Skip all pictures. Write out the data below from its first line through the line that contains "(0,0) rectangle (1459,749);".

** start **

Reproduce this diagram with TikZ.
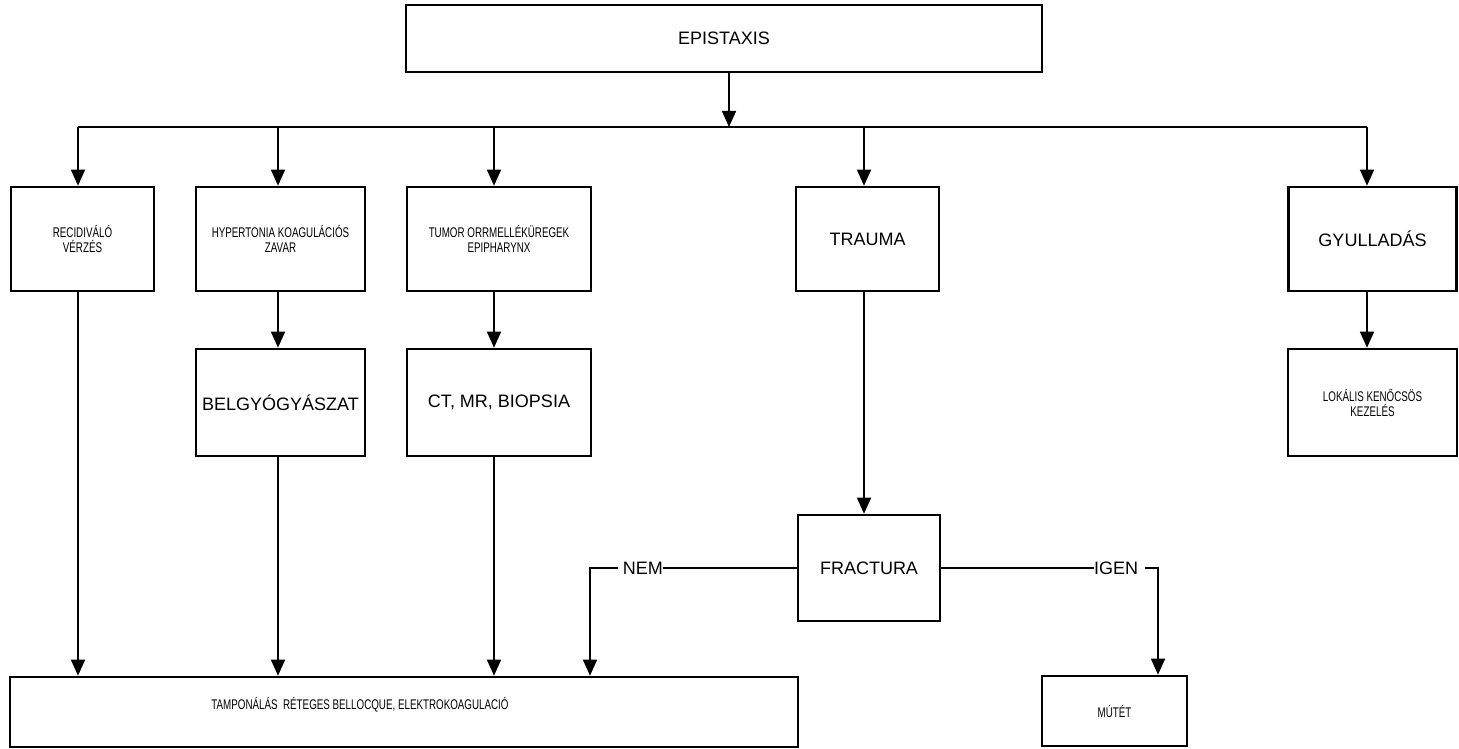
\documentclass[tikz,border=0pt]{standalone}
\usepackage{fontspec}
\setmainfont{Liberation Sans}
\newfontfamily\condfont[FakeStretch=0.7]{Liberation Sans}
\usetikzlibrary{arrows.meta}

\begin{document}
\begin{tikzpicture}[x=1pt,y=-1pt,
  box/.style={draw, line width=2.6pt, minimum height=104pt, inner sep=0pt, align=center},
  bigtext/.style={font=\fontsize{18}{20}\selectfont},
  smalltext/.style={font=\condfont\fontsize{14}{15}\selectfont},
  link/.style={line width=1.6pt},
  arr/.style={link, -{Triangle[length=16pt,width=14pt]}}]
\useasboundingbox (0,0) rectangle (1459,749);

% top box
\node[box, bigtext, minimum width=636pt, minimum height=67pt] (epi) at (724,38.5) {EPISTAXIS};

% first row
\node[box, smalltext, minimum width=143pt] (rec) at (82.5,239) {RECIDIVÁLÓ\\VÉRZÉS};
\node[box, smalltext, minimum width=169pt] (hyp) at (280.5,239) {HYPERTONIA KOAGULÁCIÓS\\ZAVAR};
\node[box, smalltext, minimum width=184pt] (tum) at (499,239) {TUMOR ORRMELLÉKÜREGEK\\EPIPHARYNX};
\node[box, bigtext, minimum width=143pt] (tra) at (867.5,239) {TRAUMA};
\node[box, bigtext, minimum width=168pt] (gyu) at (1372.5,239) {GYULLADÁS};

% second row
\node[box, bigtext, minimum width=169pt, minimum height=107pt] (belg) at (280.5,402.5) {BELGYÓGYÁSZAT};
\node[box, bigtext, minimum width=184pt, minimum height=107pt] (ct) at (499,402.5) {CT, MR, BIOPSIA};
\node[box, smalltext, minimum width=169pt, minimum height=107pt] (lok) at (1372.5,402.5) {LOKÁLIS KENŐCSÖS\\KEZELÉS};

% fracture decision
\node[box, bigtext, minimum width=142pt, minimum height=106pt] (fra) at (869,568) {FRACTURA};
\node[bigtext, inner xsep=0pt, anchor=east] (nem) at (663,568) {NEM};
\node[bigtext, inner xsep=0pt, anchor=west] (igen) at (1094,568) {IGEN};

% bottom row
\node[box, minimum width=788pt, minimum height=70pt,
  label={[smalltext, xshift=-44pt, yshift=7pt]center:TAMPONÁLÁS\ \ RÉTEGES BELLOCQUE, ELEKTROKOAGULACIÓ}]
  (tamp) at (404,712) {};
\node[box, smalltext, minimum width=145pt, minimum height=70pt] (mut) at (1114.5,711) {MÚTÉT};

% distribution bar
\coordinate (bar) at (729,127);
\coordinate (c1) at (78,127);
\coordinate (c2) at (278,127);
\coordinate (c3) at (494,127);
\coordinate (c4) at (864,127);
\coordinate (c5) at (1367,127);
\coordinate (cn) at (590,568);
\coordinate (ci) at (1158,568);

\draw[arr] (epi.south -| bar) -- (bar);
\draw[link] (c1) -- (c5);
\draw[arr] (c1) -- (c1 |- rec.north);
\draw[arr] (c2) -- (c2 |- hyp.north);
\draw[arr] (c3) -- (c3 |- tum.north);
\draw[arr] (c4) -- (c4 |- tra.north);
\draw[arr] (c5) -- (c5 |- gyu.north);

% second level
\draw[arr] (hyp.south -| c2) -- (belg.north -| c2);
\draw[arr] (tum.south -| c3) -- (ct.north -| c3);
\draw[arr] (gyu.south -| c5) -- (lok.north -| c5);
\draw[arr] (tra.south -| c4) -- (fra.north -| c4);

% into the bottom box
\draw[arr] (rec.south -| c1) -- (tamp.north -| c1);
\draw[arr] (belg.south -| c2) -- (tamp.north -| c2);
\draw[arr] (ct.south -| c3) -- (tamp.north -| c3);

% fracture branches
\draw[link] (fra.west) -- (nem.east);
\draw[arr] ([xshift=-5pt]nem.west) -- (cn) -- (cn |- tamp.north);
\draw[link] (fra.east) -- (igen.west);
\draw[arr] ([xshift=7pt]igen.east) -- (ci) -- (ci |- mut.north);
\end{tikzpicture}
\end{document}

** end **

> [THE RESPONSE]:
Reproduce this diagram with TikZ.
\documentclass[tikz,border=0pt]{standalone}
\usepackage{fontspec}
\setmainfont{Liberation Sans}
\newfontfamily\condfont[FakeStretch=0.7]{Liberation Sans}
\usetikzlibrary{arrows.meta}

\begin{document}
\begin{tikzpicture}[x=1pt,y=-1pt,
  box/.style={draw, line width=2.6pt, minimum height=104pt, inner sep=0pt, align=center},
  bigtext/.style={font=\fontsize{18}{20}\selectfont},
  smalltext/.style={font=\condfont\fontsize{14}{15}\selectfont},
  link/.style={line width=1.6pt},
  arr/.style={link, -{Triangle[length=16pt,width=14pt]}}]
\useasboundingbox (0,0) rectangle (1459,749);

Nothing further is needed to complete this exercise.